Curaçao tightens crypto controls for online gambling and sets full compliance by mid-2027
The Curaçao Gaming Authority (CGA) has published a detailed virtual assets policy for all B2C online gaming license holders. The practical point for PSPs and operators is that Curaçao is moving crypto use in licensed gambling toward a FATF-style compliance model, with explicit rules on wallet controls, transaction monitoring, and treasury handling.
- The policy, which began circulating in June 2026 through official channels, applies to all group entities involved in cryptocurrency transactions under a CGA B2C license, regardless of operational role. The CGA draws a hard line here: licensees may accept crypto as a payment method for gaming, but they may not act as exchanges, custodians, or virtual asset service providers (VASP).
- The technical and operational requirements are broad. Operators must deploy blockchain analytics tools for wallet verification, risk scoring, and transaction monitoring on all crypto deposits and withdrawals. They also have to keep player wallets, operational wallets, and treasury wallets separate. Personal wallets, or wallets tied directly to the ultimate beneficial owner, are explicitly prohibited.

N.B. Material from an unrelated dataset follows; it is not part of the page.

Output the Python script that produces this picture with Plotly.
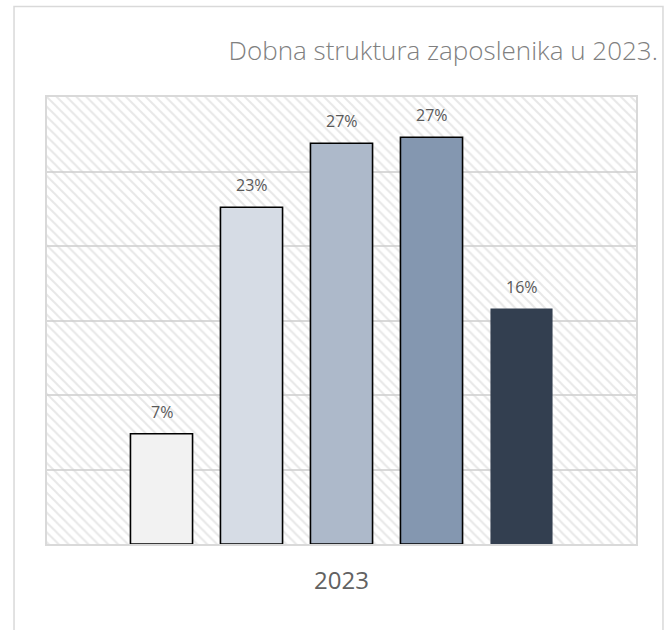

- The CGA is also steering operators toward specific asset types. It expresses a preference for fiat-backed stablecoins. Privacy coins, meme tokens, and wrapped tokens of uncertain origin will be subject to separate assessment or may be excluded from the offering altogether. Funds linked to mixers, tumblers, or addresses on international sanctions lists are fully prohibited.
- Compliance is staggered, not immediate. Within 3 months, licensees must submit an internal crypto policy via the CGA portal that meets the new standards. Within 6 months, they must complete risk assessments, due diligence on the VASP they work with, and staff training on the new requirements. Full compliance is due within 12 months, with the text pointing to mid-2027.
For high-risk payment teams, the useful detail is not just that Curaçao is tightening rules; it is how far the policy reaches into the operating stack. This is no longer “can we take crypto?” but “can we evidence wallet segregation, screening, and treasury separation under a licensed-gaming framework?”